Local Ministry Denied Future Invitations to The Landing

Questions about Branson’s values were raised by at our last city counsel by Jory Rolf the president and Founder of a performance ministry based in Branson. During the City Council meeting Jory voiced opposition to Rick Huffman’s proposed 300 foot high-rise based on his experience with management of the Branson Landing.
Rolf’s organization, Action Impact Ministries (AIM) was invited to perform at the Branson Landing on Labor Day on the conditions that the organization’s message wasn’t “In your face evangelistic or involved distribution of hand bills”.
AIM’s two hour Labor Day performance involved mimes and interpretive dance with musical accompaniments such as “It’s an honor to Serve” and “Fallen not Forgotten” The interfaith organization whose motto is Faith, Family and Flag was received well by many who watched the performance. In addition to being personally thanked by Veterans, The group of mostly home schooled children was invited to perform for local schools as part of the Character Plus program.
AIM’s past performances have resulted in future invites to such local venues as the Branson Mall and Branson Fest but no such luck was experienced after their Landing performance.
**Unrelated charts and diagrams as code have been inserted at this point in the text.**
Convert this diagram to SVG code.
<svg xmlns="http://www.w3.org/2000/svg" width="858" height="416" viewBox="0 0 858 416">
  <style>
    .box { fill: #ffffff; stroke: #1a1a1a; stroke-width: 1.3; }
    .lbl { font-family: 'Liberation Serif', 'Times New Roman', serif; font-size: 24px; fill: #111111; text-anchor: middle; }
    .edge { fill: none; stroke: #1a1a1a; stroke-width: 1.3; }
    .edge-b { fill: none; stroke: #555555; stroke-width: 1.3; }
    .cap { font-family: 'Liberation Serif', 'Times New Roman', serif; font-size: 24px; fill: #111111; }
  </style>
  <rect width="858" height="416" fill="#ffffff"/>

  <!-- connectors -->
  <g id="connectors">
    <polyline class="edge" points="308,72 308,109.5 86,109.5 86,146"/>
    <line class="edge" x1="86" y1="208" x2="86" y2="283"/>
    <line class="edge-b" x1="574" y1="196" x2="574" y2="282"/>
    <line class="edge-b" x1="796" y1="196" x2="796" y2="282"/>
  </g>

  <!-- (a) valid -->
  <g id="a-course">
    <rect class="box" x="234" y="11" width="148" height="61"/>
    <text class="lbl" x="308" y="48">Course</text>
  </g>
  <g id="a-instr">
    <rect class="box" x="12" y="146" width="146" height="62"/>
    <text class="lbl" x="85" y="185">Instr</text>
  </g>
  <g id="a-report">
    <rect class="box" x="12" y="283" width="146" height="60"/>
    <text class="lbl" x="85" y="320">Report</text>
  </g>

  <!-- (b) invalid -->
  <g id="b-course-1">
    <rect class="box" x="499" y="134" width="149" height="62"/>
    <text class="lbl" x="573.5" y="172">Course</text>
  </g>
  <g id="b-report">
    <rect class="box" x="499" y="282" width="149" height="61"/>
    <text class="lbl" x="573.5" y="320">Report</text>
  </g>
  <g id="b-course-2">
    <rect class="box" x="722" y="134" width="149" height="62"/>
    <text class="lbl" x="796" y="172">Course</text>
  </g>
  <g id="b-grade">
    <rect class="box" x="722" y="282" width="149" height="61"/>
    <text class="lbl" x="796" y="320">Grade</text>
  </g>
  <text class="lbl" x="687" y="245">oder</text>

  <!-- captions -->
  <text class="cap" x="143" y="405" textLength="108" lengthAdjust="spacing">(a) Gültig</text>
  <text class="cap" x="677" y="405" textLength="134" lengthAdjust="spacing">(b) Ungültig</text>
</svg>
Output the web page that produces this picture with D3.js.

According to Rolf the Branson Landing management found AIM performances to be, “Too Religious and Too Political.”
AIM’s ministry approach is inspired by St. Francis of Assisi who said “ at all times preach the gospel and only when necessary use words.”
Rolf maintains that Branson’s values are consistent with values his ministry promotes and is encouraging the City of Branson and the Branson Landing Management to take a stand and show the public who and what they are about. Rolf Jory continues to file requests for an invitation to perform at the Landing.

Public and Private - Church and State - This story is the first of what may soon provide a challenge to the Branson Landing. Are the ethics and values promoted at the Landing consistent with the public who funds the Landing? Is it fair to demand the Landing to open itself up to the consequences of free speech and provide a venue for those who wish to express 1st Amendment rights?
The Landing, though publically funded is privately managed. Religous messages are delivered on a pay to play basis. There are two instances where religious based business peddle religous gear and religious venues. If publically funded should constitutionoal rights apply? Currently, freedom of expression is up to the discretion of Branson Landing management.
The mainstream in Branson is much more conservative than the United States as a whole. Political Incorrectness is standard and defiance of many national trends a local standard as well. Jory's goal is to challenge and solidify the Landing's stance and his stance is that it varies from the local public's value system.
The question remains, does the public or the City of Branson itself have any right to dictate how the Landing is managed or what messaging is permitted on-site?